Of course, there could be a technological breakthrough that solves this problem and allows true per-pixel darkening (and, in the interest of completeness, I should note that there is in fact existing technology that does per-pixel opaquing, but the approach used is far too bulky to be interesting for consumer glasses). In fact, I actually expect that to happen at some point, because per-pixel darkening would be such a key differentiator as AR adoption ramps up that a lot of R&D will be applied to the problem. But so far nothing of the sort has surfaced in the AR industry or literature, and unless and until it does, hard AR, in the SF sense that we all know and love, can’t happen, except in near-darkness.

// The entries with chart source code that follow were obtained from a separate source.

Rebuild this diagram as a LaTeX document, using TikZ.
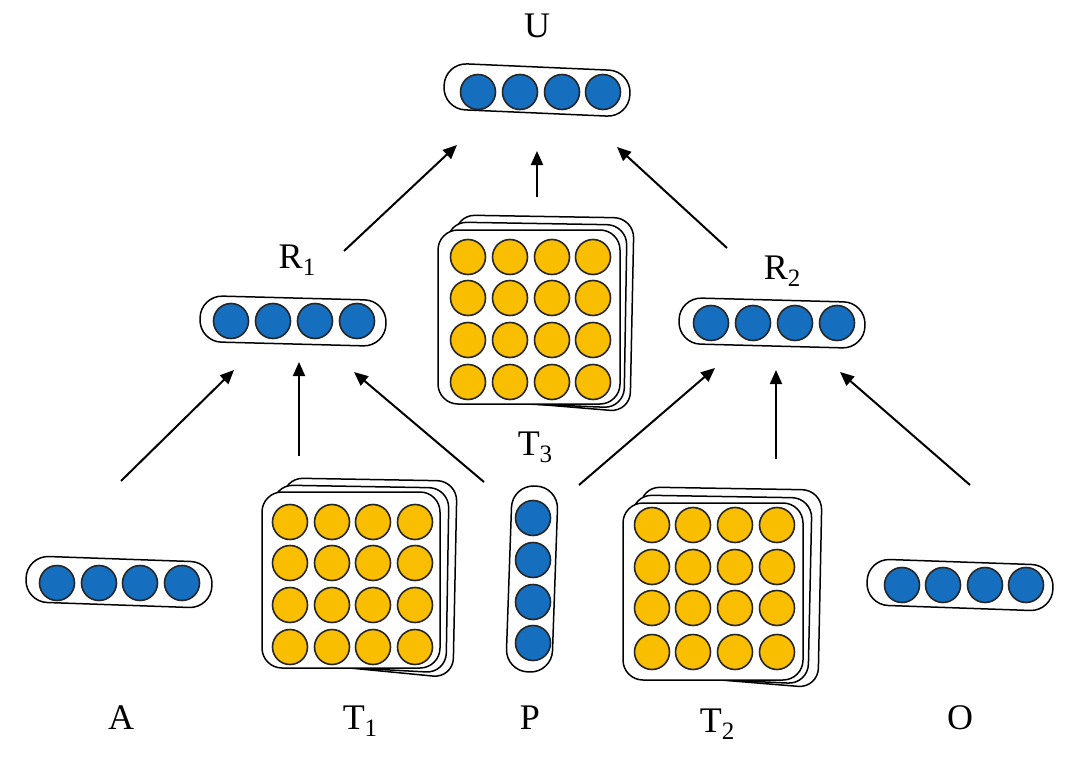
\documentclass[tikz,border=0pt]{standalone}
\usepackage{fontspec}
\setmainfont{Liberation Serif}
\usetikzlibrary{arrows.meta}
\definecolor{ballblue}{RGB}{22,110,190}
\definecolor{ballyellow}{RGB}{250,190,0}
\begin{document}
\begin{tikzpicture}[x=1pt,y=-1pt,
  bball/.style={circle,draw=black!85,fill=ballblue,line width=1.6pt,minimum size=35pt,inner sep=0pt},
  yball/.style={circle,draw=black!85,fill=ballyellow,line width=1.6pt,minimum size=35pt,inner sep=0pt},
  capsule/.style={draw,line width=1.5pt,rounded corners=22pt,minimum width=186pt,minimum height=46pt,inner sep=0pt},
  sheet/.style={draw,line width=1.5pt,fill=white,rounded corners=20pt,inner sep=0pt},
  lab/.style={font=\fontsize{36}{36}\selectfont,anchor=base,inner sep=0pt},
  arr/.style={-{Triangle[length=14pt,width=12pt]},line width=2pt}
]
\useasboundingbox (0,0) rectangle (1080,760);
\newcommand{\sbs}[1]{\raisebox{-7pt}{\fontsize{25}{25}\selectfont #1}}

% ---- capsules (vectors)
\node[capsule,rotate=-2.5] (U) at (537,90) {};
\foreach \x [count=\i] in {478,520,562,603} \node[bball] (U\i) at (\x,92) {};
\node[capsule,rotate=-1.5] (R1) at (293,321) {};
\foreach \x [count=\i] in {231,273,315,357} \node[bball] (R1\i) at (\x,321) {};
\node[capsule,rotate=-1.5] (R2) at (772,323) {};
\foreach \x [count=\i] in {711,753,795,837} \node[bball] (R2\i) at (\x,323) {};
\node[capsule,rotate=-2] (A) at (119,582) {};
\foreach \x [count=\i] in {57,99,140,182} \node[bball] (A\i) at (\x,583) {};
\node[capsule,rotate=-2] (O) at (960,585) {};
\foreach \x [count=\i] in {902,943,985,1026} \node[bball] (O\i) at (\x,585) {};
\node[capsule,minimum width=46pt,minimum height=186pt,rotate=-2] (P) at (532,579) {};
\foreach \y [count=\i] in {518,560,602,643} \node[bball] (P\i) at (533,\y) {};

% ---- stacked matrices
\draw[sheet] (455,215) -- (634,218) -- (630,412) -- (462,398) -- cycle;
\draw[sheet] (447,222) -- (627,225) -- (624,408) -- (452,401) -- cycle;
\node[sheet,minimum width=182pt,minimum height=174pt] (T3) at (529,317) {};
\foreach \y [count=\j] in {257,298,340,382}
  \foreach \x [count=\i] in {468,510,552,593}
    \node[yball] (T3-\j-\i) at (\x,\y) {};

\draw[sheet] (283,478) -- (457,481) -- (453,678) -- (288,662) -- cycle;
\draw[sheet] (273,485) -- (449,488) -- (446,673) -- (278,664) -- cycle;
\node[sheet,minimum width=178pt,minimum height=176pt] (T1) at (351,580) {};
\foreach \y [count=\j] in {522,563,605,647}
  \foreach \x [count=\i] in {290,332,373,415}
    \node[yball] (T1-\j-\i) at (\x,\y) {};

\draw[sheet] (640,487) -- (822,490) -- (818,688) -- (648,674) -- cycle;
\draw[sheet] (632,495) -- (812,498) -- (808,684) -- (638,676) -- cycle;
\node[sheet,minimum width=180pt,minimum height=177pt] (T2) at (713,591.5) {};
\foreach \y [count=\j] in {525,567,608,652}
  \foreach \x [count=\i] in {652,693,735,777}
    \node[yball] (T2-\j-\i) at (\x,\y) {};

% ---- labels
\node[lab] (lU) at (537,38) {U};
\node[lab] (lR1) at (297,268) {R\sbs{1}};
\node[lab] (lR2) at (782,279) {R\sbs{2}};
\node[lab] (lT3) at (535,455) {T\sbs{3}};
\node[lab] (lA) at (121,729) {A};
\node[lab] (lT1) at (360,729) {T\sbs{1}};
\node[lab] (lP) at (530,729) {P};
\node[lab] (lT2) at (717,732) {T\sbs{2}};
\node[lab] (lO) at (960,729) {O};

% ---- connectors
\coordinate (r1s) at (344,251); \coordinate (r1e) at (457,145);
\coordinate (t3s) at (537,197); \coordinate (t3e) at (537,151);
\coordinate (r2s) at (727,248); \coordinate (r2e) at (617,147);
\coordinate (as)  at (121,481); \coordinate (ae)  at (234,370);
\coordinate (t1s) at (299,456); \coordinate (t1e) at (299,362);
\coordinate (p1s) at (484,482); \coordinate (p1e) at (354,372);
\coordinate (p2s) at (579,485); \coordinate (p2e) at (715,368);
\coordinate (t2s) at (776,459); \coordinate (t2e) at (776,370);
\coordinate (os)  at (970,485); \coordinate (oe)  at (840,372);
\foreach \s/\e in {r1s/r1e,t3s/t3e,r2s/r2e,as/ae,t1s/t1e,p1s/p1e,p2s/p2e,t2s/t2e,os/oe}
  \draw[arr] (\s) -- (\e);
\end{tikzpicture}
\end{document}
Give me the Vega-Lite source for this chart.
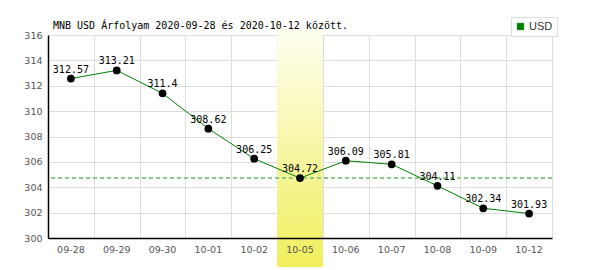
{
  "$schema": "https://vega.github.io/schema/vega-lite/v6.json",
  "width": 504,
  "height": 203,
  "autosize": "none",
  "padding": {"left": 48, "top": 35, "right": 48, "bottom": 32},
  "background": "white",
  "title": {
    "text": "MNB USD Árfolyam 2020-09-28 és 2020-10-12 között.",
    "anchor": "start",
    "frame": "group",
    "font": "DejaVu Sans Mono",
    "fontSize": 10,
    "fontWeight": "normal",
    "color": "#000000",
    "baseline": "alphabetic",
    "dx": 5,
    "offset": -22
  },
  "config": {"view": {"stroke": null}},
  "data": {
    "values": [
      {"date": "09-28", "rate": 312.57, "currency": "USD"},
      {"date": "09-29", "rate": 313.21, "currency": "USD"},
      {"date": "09-30", "rate": 311.4, "currency": "USD"},
      {"date": "10-01", "rate": 308.62, "currency": "USD"},
      {"date": "10-02", "rate": 306.25, "currency": "USD"},
      {"date": "10-05", "rate": 304.72, "currency": "USD"},
      {"date": "10-06", "rate": 306.09, "currency": "USD"},
      {"date": "10-07", "rate": 305.81, "currency": "USD"},
      {"date": "10-08", "rate": 304.11, "currency": "USD"},
      {"date": "10-09", "rate": 302.34, "currency": "USD"},
      {"date": "10-12", "rate": 301.93, "currency": "USD"}
    ]
  },
  "resolve": {"axis": {"x": "independent", "y": "independent"}},
  "layer": [
    {
      "transform": [{"filter": "datum.date == '10-05'"}],
      "mark": {
        "type": "rect",
        "clip": false,
        "color": {
          "gradient": "linear",
          "x1": 0, "y1": 0, "x2": 0, "y2": 1,
          "stops": [
            {"offset": 0, "color": "#fffff2"},
            {"offset": 1, "color": "#f0ee5c"}
          ]
        }
      },
      "encoding": {
        "x": {
          "field": "date",
          "type": "ordinal",
          "sort": null,
          "scale": {
            "domain": ["09-28", "09-29", "09-30", "10-01", "10-02", "10-05", "10-06", "10-07", "10-08", "10-09", "10-12"],
            "paddingInner": 0,
            "paddingOuter": 0
          },
          "axis": {
            "orient": "bottom",
            "title": null,
            "grid": true,
            "gridColor": "#dddddd",
            "gridWidth": 1,
            "labels": false,
            "ticks": false,
            "domain": false,
            "tickBand": "extent",
            "zindex": 0
          }
        },
        "y": {
          "datum": 316.55,
          "type": "quantitative",
          "scale": {"domain": [300, 316], "nice": false, "zero": false},
          "axis": {
            "orient": "left",
            "title": null,
            "grid": true,
            "gridColor": "#dddddd",
            "gridWidth": 1,
            "labels": false,
            "ticks": false,
            "domain": false,
            "values": [300, 302, 304, 306, 308, 310, 312, 314, 316],
            "zindex": 0
          }
        },
        "y2": {"datum": 297.71}
      }
    },
    {
      "mark": {"type": "rule", "color": "#88c888", "strokeDash": [4, 3], "strokeWidth": 1},
      "encoding": {
        "y": {"datum": 304.72, "type": "quantitative", "axis": null}
      }
    },
    {
      "encoding": {
        "x": {
          "field": "date",
          "type": "ordinal",
          "sort": null,
          "axis": {
            "orient": "bottom",
            "title": null,
            "grid": false,
            "ticks": false,
            "tickSize": 0,
            "domain": true,
            "domainColor": "#000000",
            "domainWidth": 1.5,
            "labelFont": "DejaVu Sans",
            "labelFontSize": 9.5,
            "labelColor": "#555555",
            "labelPadding": 6,
            "labelAngle": 0,
            "zindex": 1
          }
        },
        "y": {
          "field": "rate",
          "type": "quantitative",
          "axis": {
            "orient": "left",
            "title": null,
            "grid": false,
            "ticks": false,
            "tickSize": 0,
            "domain": true,
            "domainColor": "#000000",
            "domainWidth": 1.5,
            "labelFont": "DejaVu Sans",
            "labelFontSize": 9.5,
            "labelColor": "#555555",
            "labelPadding": 6,
            "values": [300, 302, 304, 306, 308, 310, 312, 314, 316],
            "zindex": 1
          }
        }
      },
      "layer": [
        {
          "mark": {"type": "line", "strokeWidth": 1},
          "encoding": {
            "color": {
              "field": "currency",
              "type": "nominal",
              "scale": {"domain": ["USD"], "range": ["#008000"]},
              "legend": {
                "orient": "none",
                "legendX": 463,
                "legendY": -18,
                "title": null,
                "padding": 4,
                "strokeColor": "#dddddd",
                "fillColor": "#ffffff",
                "symbolType": "square",
                "symbolSize": 40,
                "labelFont": "Liberation Sans",
                "labelFontSize": 11,
                "labelColor": "#333333",
                "labelOffset": 3,
                "encode": {
                  "symbols": {
                    "update": {
                      "fill": {"value": "#008000"},
                      "stroke": {"value": "#000000"},
                      "strokeWidth": {"value": 1}
                    }
                  }
                }
              }
            }
          }
        },
        {
          "mark": {"type": "point", "filled": true, "color": "#000000", "size": 60, "opacity": 1}
        },
        {
          "mark": {
            "type": "text",
            "font": "DejaVu Sans Mono",
            "fontSize": 10,
            "color": "#000000",
            "baseline": "bottom",
            "dy": -4
          },
          "encoding": {"text": {"field": "rate", "type": "nominal"}}
        }
      ]
    }
  ]
}
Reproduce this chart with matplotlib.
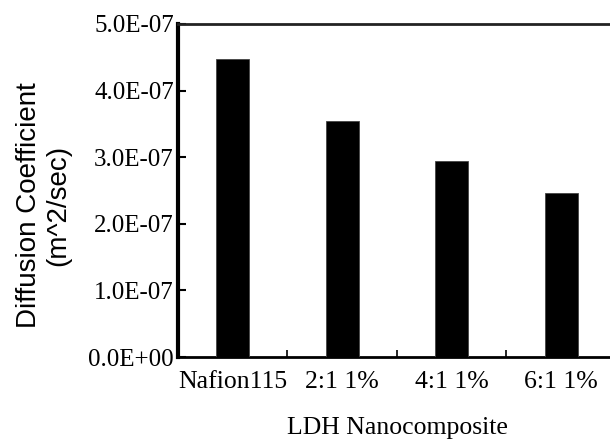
import matplotlib
matplotlib.use("Agg")
import matplotlib.pyplot as plt
from matplotlib.ticker import FixedLocator, FuncFormatter

# data
categories = ["Nafion115", "2:1 1%", "4:1 1%", "6:1 1%"]
diffusion = [4.48e-7, 3.55e-7, 2.95e-7, 2.46e-7]
y_ticks = [0, 1e-7, 2e-7, 3e-7, 4e-7, 5e-7]

fig = plt.figure(figsize=(6.1, 4.43), dpi=100)
ax = fig.add_axes([0.2918, 0.194, 0.718, 0.752])

x = list(range(len(categories)))
ax.bar(x, diffusion, width=0.3, color="black", edgecolor="#444444", linewidth=0.6, zorder=3)

ax.set_xlim(-0.5, len(categories) - 0.5)
ax.set_ylim(0, 5e-7)

ax.set_yticks(y_ticks)
ax.yaxis.set_major_formatter(FuncFormatter(lambda v, p: "%.1E" % v))
ax.tick_params(axis="y", direction="in", length=6, width=1.5, pad=3,
               labelsize=18, labelfontfamily="Liberation Serif")

ax.set_xticks(x)
ax.set_xticklabels(categories, fontfamily="Liberation Serif", fontsize=18.5)
ax.tick_params(axis="x", which="major", length=0, pad=10)
ax.xaxis.set_minor_locator(FixedLocator([0.5, 1.5, 2.5]))
ax.tick_params(axis="x", which="minor", direction="in", length=5, width=1.2)

ax.spines["left"].set_linewidth(3)
ax.spines["bottom"].set_linewidth(2)
ax.spines["top"].set_linewidth(2)
ax.spines["top"].set_color("#222222")
ax.spines["right"].set_visible(False)

ax.set_ylabel("Diffusion Coefficient\n(m^2/sec)", fontfamily="Liberation Sans",
              fontsize=20, linespacing=1.15)
ax.yaxis.set_label_coords(-0.244, 0.456)
ax.set_xlabel("LDH Nanocomposite", fontfamily="Liberation Serif", fontsize=18.5, labelpad=17)

fig.savefig("out.png", dpi=100)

That doesn’t mean AR is off the table, just that for a while yet it’ll be soft AR, based on additive blending and area darkening with trailing edges. Again, think translucent like “Ghostbusters.” High-intensity virtual images with no dark areas will also work, especially with the help of regional or global darkening – they just won’t look like part of the real world.
This is just the start
Eventually we’ll get to SF-quality hard AR, but it’ll take a while. I’d be surprised if it was sooner than five years, and it could easily be more than ten before it makes it into consumer products. That’s fine; there are tons of interesting things to do and plenty of technical challenges to figure out just with soft AR. I wrote one of the first PC games with bitmapped graphics in 1982, and 30 years later we’re still refining the state of the art; a few years or even a decade is just part of the maturing process for a new technology. So sit back and enjoy the show as AR grows, piece by piece, into truly seamless augmented reality over the years. It won’t be a straight shot to Rainbow’s End, but we’ll get there – and I have no doubt that it’ll be a fun ride all along the way.